The Meeting

We plodded under the covered walkway protecting us from the sun to the new building and made our way to the meeting. The morning meeting moved to the afternoon now. A meeting happening because of me, a meeting I looked to with equal parts hopeful anticipation and pessimistic dread. I sit in the very back seat, so far that I have to move up one seat because there is no one to fill the seat between myself and P. Bon.

Sister Pranee is up front in a yellow, blue, and purple gingham shirt with her cross of the Good Shepherd Sisters dangling out. She sits at the head of a table worthy of the last supper or a Wall Street board room; it sprawls across the large, echoic room with soft pink walls. We sit spaced apart with 6 oscillating fans running full out on the ceiling above us. I take a moment for self-congratulations, because after 11 months none of my papers have been sent flying. Just before the beginning of the meeting, as if the planets were aligning against me the thunderous hush of Sr. Pranee’s voice reaches me. “Yes, Sister Pranee?” - Of course I can come sit next to you at the front of the room.

The meeting begins with Sr. Pranee translating to Thai a religious prayer song played as serene landscapes scroll across the 48-inch LCD television that she will use for her presentation. She starts by saying that this is the semi-annual meeting, and we will be going over staff scheduling, and each person’s job description as we move forward with the year. Now, everyone one of the other employees can see me at the front of the room, and I cannot see them when I am facing the presentation. However, I have the sneaking suspicion they don’t know this whole meeting is about me yet.

The meeting proceeds quickly (for a meeting that has to be translated as it goes), and the scheduling is discussed. Each person then reads their job description out loud, and there is a little back and forth for clarification. At some point, Sr. Pranee reaches the usual point of being unaware in which language she is speaking or mentally fatigues past the point of being able to translate everything. I just have to trust that she is delivering the message I need. At certain points, I recognize that she is speaking or clarifying the things in the way I am hoping for - hopefully that came through in Thai as well.
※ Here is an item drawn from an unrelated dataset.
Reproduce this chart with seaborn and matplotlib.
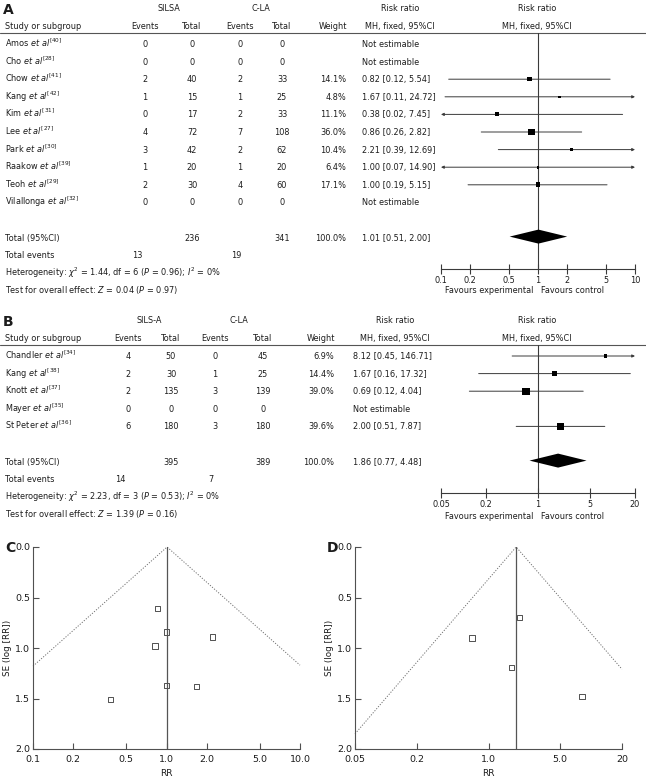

I mentally start to fatigue and drift off. “When did Koo Kai have her braces removed?” “Wow, Sister Pranee is a pro at fly prevention. A cup of orange drink with ice sits on a coaster. Above the drink is a stack of papers, with her wireless mouse securing them from the whirling winds of the fans. Such resourcefulness!” Oh there it is, P.Bon and Noi will do the intake and I will help them: another encouraging point I had brought up. We talk about a few patients and problems for a few minutes.

Oh, it’s over? That was a quick 3-hour meeting. I’m not getting bad looks? No one thinks that I am just being lazy and trying to avoid duty? Well, at least I can pretend they are just saving face so that I can keep feeling bad about myself for setting some boundaries. P.Bon must be especially mad at me because she is going to cook me soup for dinner since I have a sore throat with a hoarse voice.

Updates From the Community

There is a general anxiety about. I think it may have to do with the fact that we are leaving in a little over a week. People keep stopping by the house, we are not exactly sleeping well, and everyone is a little heightened. I don't think there is anything to worry about, but everyone we all have a lot on our minds. I think that this trial separation calls to mind the more permanent future separation as well.

Sister Pranee hired a new nurse! I was able to meet her on Sunday, and I really get the sense that she will be wonderful. She has many years of experience, and most recently taught at University. I am excited for her warm demeanor, focus on education, and the care she will give to this community.

I am sure I will have more to post, but we will see if I have time to upload them prior to us leaving. I am excited to see a great many of you, and am sure to be writing in the coming week and on the plane.